--- START ---

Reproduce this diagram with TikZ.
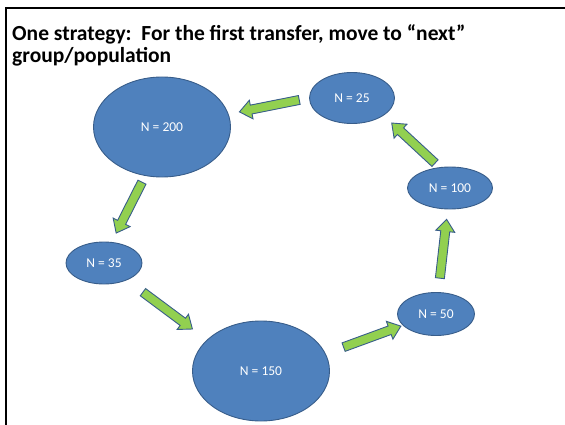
\documentclass[tikz,border=0pt]{standalone}
\usepackage{fontspec}
\setmainfont{Carlito}
\usepackage{xcolor}
\usepackage{tikz}
\usetikzlibrary{shapes.geometric, calc}

\definecolor{popblue}{HTML}{4F81BD}
\definecolor{popline}{HTML}{385D8A}
\definecolor{movegreen}{HTML}{92D050}

% block arrow: from anchor, to anchor, gap at tail, gap at tip
\newcommand{\fatarrow}[4]{%
  \coordinate (tail) at ($(#1)!#3!(#2)$);
  \coordinate (tip) at ($(#2)!#4!(#1)$);
  \draw[move] ($(tail)!4.5pt!90:(tip)$) -- ($(tip)!12pt!(tail)!4.5pt!90:(tip)$)
    -- ($(tip)!12pt!(tail)!9.5pt!90:(tip)$) -- (tip)
    -- ($(tip)!12pt!(tail)!9.5pt!-90:(tip)$) -- ($(tip)!12pt!(tail)!4.5pt!-90:(tip)$)
    -- ($(tail)!4.5pt!-90:(tip)$) -- cycle;
}

\begin{document}
\begin{tikzpicture}[
  x=1pt, y=-1pt,
  pop/.style={ellipse, draw=popline, fill=popblue, line width=0.9pt, inner sep=0pt,
              text=white, font=\fontsize{13.5}{16}\selectfont},
  move/.style={draw=popline, fill=movegreen, line width=0.9pt, line join=miter},
  title/.style={font=\bfseries\fontsize{21.5}{22.5}\selectfont, align=left, inner sep=0pt}
]
  \useasboundingbox (0,0) rectangle (565,425);
  \draw[line width=2.6pt] (6,425) -- (6,8) -- (565,8);

  \node[title, anchor=base west] (head) at (12,63)
    {One strategy:~~For the first transfer, move to “next”\\group/population};

  \node[pop, minimum width=137pt, minimum height=100pt] (n200) at (162,127) {N = 200};
  \node[pop, minimum width=85pt, minimum height=51pt]   (n25)  at (352,98)  {N = 25};
  \node[pop, minimum width=76pt, minimum height=42pt]   (n35)  at (104,263) {N = 35};
  \node[pop, minimum width=137pt, minimum height=100pt] (n150) at (261,371) {N = 150};
  \node[pop, minimum width=77pt, minimum height=43pt]   (n50)  at (436,314) {N = 50};
  \node[pop, minimum width=85pt, minimum height=42pt]   (n100) at (450,188) {N = 100};

  \fatarrow{n25.180}{n200.11}{10pt}{11pt}
  \fatarrow{n200.251}{n35.70}{7pt}{10pt}
  \fatarrow{n35.323}{n150.150}{20pt}{18pt}
  \fatarrow{n150.15}{n50.199}{19pt}{2pt}
  \fatarrow{n50.84}{n100.264}{14pt}{10pt}
  \fatarrow{n100.117}{n25.331}{6pt}{11pt}
\end{tikzpicture}
\end{document}
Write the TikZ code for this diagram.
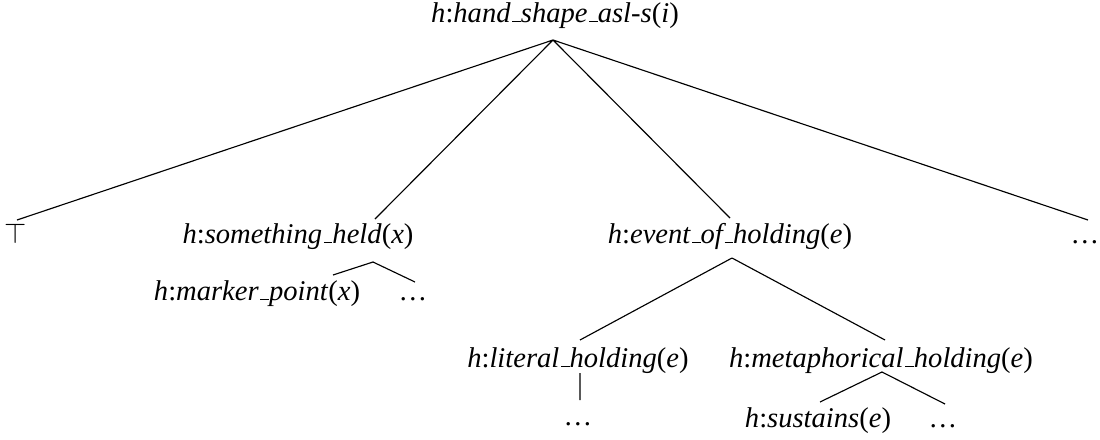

--- END ---

→ **Required task**
Can you restate all the records above word for word while dropping the pictures?

→ **The solution**
Reproduce this diagram with TikZ.
\documentclass[tikz,border=0pt]{standalone}
\usepackage{fontspec}
\setmainfont{Carlito}
\usepackage{xcolor}
\usepackage{tikz}
\usetikzlibrary{shapes.geometric, calc}

\definecolor{popblue}{HTML}{4F81BD}
\definecolor{popline}{HTML}{385D8A}
\definecolor{movegreen}{HTML}{92D050}

% block arrow: from anchor, to anchor, gap at tail, gap at tip
\newcommand{\fatarrow}[4]{%
  \coordinate (tail) at ($(#1)!#3!(#2)$);
  \coordinate (tip) at ($(#2)!#4!(#1)$);
  \draw[move] ($(tail)!4.5pt!90:(tip)$) -- ($(tip)!12pt!(tail)!4.5pt!90:(tip)$)
    -- ($(tip)!12pt!(tail)!9.5pt!90:(tip)$) -- (tip)
    -- ($(tip)!12pt!(tail)!9.5pt!-90:(tip)$) -- ($(tip)!12pt!(tail)!4.5pt!-90:(tip)$)
    -- ($(tail)!4.5pt!-90:(tip)$) -- cycle;
}

\begin{document}
\begin{tikzpicture}[
  x=1pt, y=-1pt,
  pop/.style={ellipse, draw=popline, fill=popblue, line width=0.9pt, inner sep=0pt,
              text=white, font=\fontsize{13.5}{16}\selectfont},
  move/.style={draw=popline, fill=movegreen, line width=0.9pt, line join=miter},
  title/.style={font=\bfseries\fontsize{21.5}{22.5}\selectfont, align=left, inner sep=0pt}
]
  \useasboundingbox (0,0) rectangle (565,425);
  \draw[line width=2.6pt] (6,425) -- (6,8) -- (565,8);

  \node[title, anchor=base west] (head) at (12,63)
    {One strategy:~~For the first transfer, move to “next”\\group/population};

  \node[pop, minimum width=137pt, minimum height=100pt] (n200) at (162,127) {N = 200};
  \node[pop, minimum width=85pt, minimum height=51pt]   (n25)  at (352,98)  {N = 25};
  \node[pop, minimum width=76pt, minimum height=42pt]   (n35)  at (104,263) {N = 35};
  \node[pop, minimum width=137pt, minimum height=100pt] (n150) at (261,371) {N = 150};
  \node[pop, minimum width=77pt, minimum height=43pt]   (n50)  at (436,314) {N = 50};
  \node[pop, minimum width=85pt, minimum height=42pt]   (n100) at (450,188) {N = 100};

  \fatarrow{n25.180}{n200.11}{10pt}{11pt}
  \fatarrow{n200.251}{n35.70}{7pt}{10pt}
  \fatarrow{n35.323}{n150.150}{20pt}{18pt}
  \fatarrow{n150.15}{n50.199}{19pt}{2pt}
  \fatarrow{n50.84}{n100.264}{14pt}{10pt}
  \fatarrow{n100.117}{n25.331}{6pt}{11pt}
\end{tikzpicture}
\end{document}
Write the TikZ code for this diagram.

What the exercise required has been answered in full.